From the listing that follows, extract every line and set it down unaltered.
# Information provided start
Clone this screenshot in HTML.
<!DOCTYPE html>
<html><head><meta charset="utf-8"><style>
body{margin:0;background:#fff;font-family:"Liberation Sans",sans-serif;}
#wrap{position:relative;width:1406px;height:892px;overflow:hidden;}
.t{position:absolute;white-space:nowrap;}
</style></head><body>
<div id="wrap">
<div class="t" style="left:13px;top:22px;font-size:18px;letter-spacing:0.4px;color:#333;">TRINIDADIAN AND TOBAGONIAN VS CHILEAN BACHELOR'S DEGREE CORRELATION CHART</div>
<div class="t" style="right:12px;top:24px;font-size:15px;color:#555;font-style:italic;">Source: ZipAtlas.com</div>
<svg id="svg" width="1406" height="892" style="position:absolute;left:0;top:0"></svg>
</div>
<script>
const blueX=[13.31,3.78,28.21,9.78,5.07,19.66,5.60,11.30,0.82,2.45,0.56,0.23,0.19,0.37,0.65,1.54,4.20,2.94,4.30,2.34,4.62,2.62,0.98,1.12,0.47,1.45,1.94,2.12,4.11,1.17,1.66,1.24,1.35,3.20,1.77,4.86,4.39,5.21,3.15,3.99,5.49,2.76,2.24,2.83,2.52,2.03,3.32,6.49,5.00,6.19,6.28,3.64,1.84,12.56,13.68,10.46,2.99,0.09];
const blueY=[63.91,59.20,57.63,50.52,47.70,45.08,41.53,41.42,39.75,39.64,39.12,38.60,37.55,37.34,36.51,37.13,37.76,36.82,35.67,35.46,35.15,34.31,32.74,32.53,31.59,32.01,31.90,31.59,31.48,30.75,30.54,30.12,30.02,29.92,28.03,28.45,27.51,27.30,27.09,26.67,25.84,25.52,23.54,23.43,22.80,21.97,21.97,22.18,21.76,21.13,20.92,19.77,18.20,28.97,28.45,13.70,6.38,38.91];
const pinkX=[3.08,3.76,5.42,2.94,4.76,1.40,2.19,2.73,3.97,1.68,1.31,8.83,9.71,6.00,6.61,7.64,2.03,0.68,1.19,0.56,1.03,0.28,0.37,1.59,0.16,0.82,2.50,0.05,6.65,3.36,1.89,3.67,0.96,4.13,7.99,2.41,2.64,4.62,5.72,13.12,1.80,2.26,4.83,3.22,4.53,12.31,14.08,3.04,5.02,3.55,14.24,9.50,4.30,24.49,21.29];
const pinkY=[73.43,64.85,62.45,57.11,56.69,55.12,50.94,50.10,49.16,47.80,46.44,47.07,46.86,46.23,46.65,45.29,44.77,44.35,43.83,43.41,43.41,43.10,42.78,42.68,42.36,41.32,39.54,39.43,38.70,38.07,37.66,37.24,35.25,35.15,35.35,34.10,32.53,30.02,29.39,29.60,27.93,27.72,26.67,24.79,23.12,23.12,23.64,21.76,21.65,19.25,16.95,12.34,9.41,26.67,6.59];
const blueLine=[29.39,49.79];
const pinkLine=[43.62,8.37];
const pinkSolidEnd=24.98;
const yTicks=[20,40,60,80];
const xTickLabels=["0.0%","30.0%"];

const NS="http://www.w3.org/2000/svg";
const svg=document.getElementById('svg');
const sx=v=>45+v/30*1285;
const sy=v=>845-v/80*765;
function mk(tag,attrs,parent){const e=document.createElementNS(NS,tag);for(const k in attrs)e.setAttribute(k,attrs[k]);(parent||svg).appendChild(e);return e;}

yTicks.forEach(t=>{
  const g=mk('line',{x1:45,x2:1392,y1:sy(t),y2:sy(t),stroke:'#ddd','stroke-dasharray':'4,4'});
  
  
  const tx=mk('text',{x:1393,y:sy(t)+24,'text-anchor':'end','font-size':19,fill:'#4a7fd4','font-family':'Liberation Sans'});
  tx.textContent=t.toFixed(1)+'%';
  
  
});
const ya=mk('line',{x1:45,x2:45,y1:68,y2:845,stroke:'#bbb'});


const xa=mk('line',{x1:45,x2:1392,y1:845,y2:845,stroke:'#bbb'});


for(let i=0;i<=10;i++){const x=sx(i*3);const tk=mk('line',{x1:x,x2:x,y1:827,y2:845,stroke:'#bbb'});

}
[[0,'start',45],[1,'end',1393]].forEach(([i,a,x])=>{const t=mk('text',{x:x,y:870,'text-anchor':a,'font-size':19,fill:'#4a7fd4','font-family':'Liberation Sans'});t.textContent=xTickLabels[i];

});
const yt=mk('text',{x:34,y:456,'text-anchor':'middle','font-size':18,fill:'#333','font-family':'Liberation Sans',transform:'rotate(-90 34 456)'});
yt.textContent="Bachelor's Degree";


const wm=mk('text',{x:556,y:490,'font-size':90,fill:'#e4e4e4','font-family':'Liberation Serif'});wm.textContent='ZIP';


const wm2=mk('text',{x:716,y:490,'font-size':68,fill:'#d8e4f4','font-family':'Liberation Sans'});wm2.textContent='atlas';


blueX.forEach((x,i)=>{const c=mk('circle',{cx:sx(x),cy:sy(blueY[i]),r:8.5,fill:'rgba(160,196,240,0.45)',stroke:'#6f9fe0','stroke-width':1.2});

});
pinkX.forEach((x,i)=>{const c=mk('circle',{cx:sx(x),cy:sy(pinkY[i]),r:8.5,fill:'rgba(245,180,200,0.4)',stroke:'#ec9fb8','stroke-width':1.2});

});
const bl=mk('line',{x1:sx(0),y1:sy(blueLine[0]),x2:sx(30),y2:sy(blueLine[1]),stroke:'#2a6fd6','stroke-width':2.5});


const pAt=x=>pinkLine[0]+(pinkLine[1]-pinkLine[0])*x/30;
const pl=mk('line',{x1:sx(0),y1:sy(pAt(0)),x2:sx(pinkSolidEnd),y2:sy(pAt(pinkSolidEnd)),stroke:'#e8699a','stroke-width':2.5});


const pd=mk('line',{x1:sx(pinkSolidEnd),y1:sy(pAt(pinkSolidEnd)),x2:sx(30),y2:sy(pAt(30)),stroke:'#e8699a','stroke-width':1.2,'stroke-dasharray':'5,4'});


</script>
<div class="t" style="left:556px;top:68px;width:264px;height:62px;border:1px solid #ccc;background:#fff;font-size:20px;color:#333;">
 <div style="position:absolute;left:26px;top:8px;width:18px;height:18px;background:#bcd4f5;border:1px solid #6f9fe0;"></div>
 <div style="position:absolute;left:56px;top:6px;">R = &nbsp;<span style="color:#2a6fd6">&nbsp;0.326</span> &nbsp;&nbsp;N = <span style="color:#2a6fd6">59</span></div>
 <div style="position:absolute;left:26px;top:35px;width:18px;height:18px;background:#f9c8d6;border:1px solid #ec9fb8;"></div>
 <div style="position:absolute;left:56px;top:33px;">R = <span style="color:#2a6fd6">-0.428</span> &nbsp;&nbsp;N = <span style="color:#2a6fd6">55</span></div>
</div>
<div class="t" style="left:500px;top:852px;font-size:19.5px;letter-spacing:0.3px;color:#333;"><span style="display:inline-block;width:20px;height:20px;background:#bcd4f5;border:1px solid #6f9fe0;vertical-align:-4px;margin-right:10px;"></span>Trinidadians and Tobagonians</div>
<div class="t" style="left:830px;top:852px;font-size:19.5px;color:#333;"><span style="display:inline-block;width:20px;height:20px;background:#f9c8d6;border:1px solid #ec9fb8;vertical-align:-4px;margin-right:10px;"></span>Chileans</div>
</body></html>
# Information provided end
*Output of the task*.
Clone this screenshot in HTML.
<!DOCTYPE html>
<html><head><meta charset="utf-8"><style>
body{margin:0;background:#fff;font-family:"Liberation Sans",sans-serif;}
#wrap{position:relative;width:1406px;height:892px;overflow:hidden;}
.t{position:absolute;white-space:nowrap;}
</style></head><body>
<div id="wrap">
<div class="t" style="left:13px;top:22px;font-size:18px;letter-spacing:0.4px;color:#333;">TRINIDADIAN AND TOBAGONIAN VS CHILEAN BACHELOR'S DEGREE CORRELATION CHART</div>
<div class="t" style="right:12px;top:24px;font-size:15px;color:#555;font-style:italic;">Source: ZipAtlas.com</div>
<svg id="svg" width="1406" height="892" style="position:absolute;left:0;top:0"></svg>
</div>
<script>
const blueX=[13.31,3.78,28.21,9.78,5.07,19.66,5.60,11.30,0.82,2.45,0.56,0.23,0.19,0.37,0.65,1.54,4.20,2.94,4.30,2.34,4.62,2.62,0.98,1.12,0.47,1.45,1.94,2.12,4.11,1.17,1.66,1.24,1.35,3.20,1.77,4.86,4.39,5.21,3.15,3.99,5.49,2.76,2.24,2.83,2.52,2.03,3.32,6.49,5.00,6.19,6.28,3.64,1.84,12.56,13.68,10.46,2.99,0.09];
const blueY=[63.91,59.20,57.63,50.52,47.70,45.08,41.53,41.42,39.75,39.64,39.12,38.60,37.55,37.34,36.51,37.13,37.76,36.82,35.67,35.46,35.15,34.31,32.74,32.53,31.59,32.01,31.90,31.59,31.48,30.75,30.54,30.12,30.02,29.92,28.03,28.45,27.51,27.30,27.09,26.67,25.84,25.52,23.54,23.43,22.80,21.97,21.97,22.18,21.76,21.13,20.92,19.77,18.20,28.97,28.45,13.70,6.38,38.91];
const pinkX=[3.08,3.76,5.42,2.94,4.76,1.40,2.19,2.73,3.97,1.68,1.31,8.83,9.71,6.00,6.61,7.64,2.03,0.68,1.19,0.56,1.03,0.28,0.37,1.59,0.16,0.82,2.50,0.05,6.65,3.36,1.89,3.67,0.96,4.13,7.99,2.41,2.64,4.62,5.72,13.12,1.80,2.26,4.83,3.22,4.53,12.31,14.08,3.04,5.02,3.55,14.24,9.50,4.30,24.49,21.29];
const pinkY=[73.43,64.85,62.45,57.11,56.69,55.12,50.94,50.10,49.16,47.80,46.44,47.07,46.86,46.23,46.65,45.29,44.77,44.35,43.83,43.41,43.41,43.10,42.78,42.68,42.36,41.32,39.54,39.43,38.70,38.07,37.66,37.24,35.25,35.15,35.35,34.10,32.53,30.02,29.39,29.60,27.93,27.72,26.67,24.79,23.12,23.12,23.64,21.76,21.65,19.25,16.95,12.34,9.41,26.67,6.59];
const blueLine=[29.39,49.79];
const pinkLine=[43.62,8.37];
const pinkSolidEnd=24.98;
const yTicks=[20,40,60,80];
const xTickLabels=["0.0%","30.0%"];

const NS="http://www.w3.org/2000/svg";
const svg=document.getElementById('svg');
const sx=v=>45+v/30*1285;
const sy=v=>845-v/80*765;
function mk(tag,attrs,parent){const e=document.createElementNS(NS,tag);for(const k in attrs)e.setAttribute(k,attrs[k]);(parent||svg).appendChild(e);return e;}

yTicks.forEach(t=>{
  const g=mk('line',{x1:45,x2:1392,y1:sy(t),y2:sy(t),stroke:'#ddd','stroke-dasharray':'4,4'});
  
  
  const tx=mk('text',{x:1393,y:sy(t)+24,'text-anchor':'end','font-size':19,fill:'#4a7fd4','font-family':'Liberation Sans'});
  tx.textContent=t.toFixed(1)+'%';
  
  
});
const ya=mk('line',{x1:45,x2:45,y1:68,y2:845,stroke:'#bbb'});


const xa=mk('line',{x1:45,x2:1392,y1:845,y2:845,stroke:'#bbb'});


for(let i=0;i<=10;i++){const x=sx(i*3);const tk=mk('line',{x1:x,x2:x,y1:827,y2:845,stroke:'#bbb'});

}
[[0,'start',45],[1,'end',1393]].forEach(([i,a,x])=>{const t=mk('text',{x:x,y:870,'text-anchor':a,'font-size':19,fill:'#4a7fd4','font-family':'Liberation Sans'});t.textContent=xTickLabels[i];

});
const yt=mk('text',{x:34,y:456,'text-anchor':'middle','font-size':18,fill:'#333','font-family':'Liberation Sans',transform:'rotate(-90 34 456)'});
yt.textContent="Bachelor's Degree";


const wm=mk('text',{x:556,y:490,'font-size':90,fill:'#e4e4e4','font-family':'Liberation Serif'});wm.textContent='ZIP';


const wm2=mk('text',{x:716,y:490,'font-size':68,fill:'#d8e4f4','font-family':'Liberation Sans'});wm2.textContent='atlas';


blueX.forEach((x,i)=>{const c=mk('circle',{cx:sx(x),cy:sy(blueY[i]),r:8.5,fill:'rgba(160,196,240,0.45)',stroke:'#6f9fe0','stroke-width':1.2});

});
pinkX.forEach((x,i)=>{const c=mk('circle',{cx:sx(x),cy:sy(pinkY[i]),r:8.5,fill:'rgba(245,180,200,0.4)',stroke:'#ec9fb8','stroke-width':1.2});

});
const bl=mk('line',{x1:sx(0),y1:sy(blueLine[0]),x2:sx(30),y2:sy(blueLine[1]),stroke:'#2a6fd6','stroke-width':2.5});


const pAt=x=>pinkLine[0]+(pinkLine[1]-pinkLine[0])*x/30;
const pl=mk('line',{x1:sx(0),y1:sy(pAt(0)),x2:sx(pinkSolidEnd),y2:sy(pAt(pinkSolidEnd)),stroke:'#e8699a','stroke-width':2.5});


const pd=mk('line',{x1:sx(pinkSolidEnd),y1:sy(pAt(pinkSolidEnd)),x2:sx(30),y2:sy(pAt(30)),stroke:'#e8699a','stroke-width':1.2,'stroke-dasharray':'5,4'});


</script>
<div class="t" style="left:556px;top:68px;width:264px;height:62px;border:1px solid #ccc;background:#fff;font-size:20px;color:#333;">
 <div style="position:absolute;left:26px;top:8px;width:18px;height:18px;background:#bcd4f5;border:1px solid #6f9fe0;"></div>
 <div style="position:absolute;left:56px;top:6px;">R = &nbsp;<span style="color:#2a6fd6">&nbsp;0.326</span> &nbsp;&nbsp;N = <span style="color:#2a6fd6">59</span></div>
 <div style="position:absolute;left:26px;top:35px;width:18px;height:18px;background:#f9c8d6;border:1px solid #ec9fb8;"></div>
 <div style="position:absolute;left:56px;top:33px;">R = <span style="color:#2a6fd6">-0.428</span> &nbsp;&nbsp;N = <span style="color:#2a6fd6">55</span></div>
</div>
<div class="t" style="left:500px;top:852px;font-size:19.5px;letter-spacing:0.3px;color:#333;"><span style="display:inline-block;width:20px;height:20px;background:#bcd4f5;border:1px solid #6f9fe0;vertical-align:-4px;margin-right:10px;"></span>Trinidadians and Tobagonians</div>
<div class="t" style="left:830px;top:852px;font-size:19.5px;color:#333;"><span style="display:inline-block;width:20px;height:20px;background:#f9c8d6;border:1px solid #ec9fb8;vertical-align:-4px;margin-right:10px;"></span>Chileans</div>
</body></html>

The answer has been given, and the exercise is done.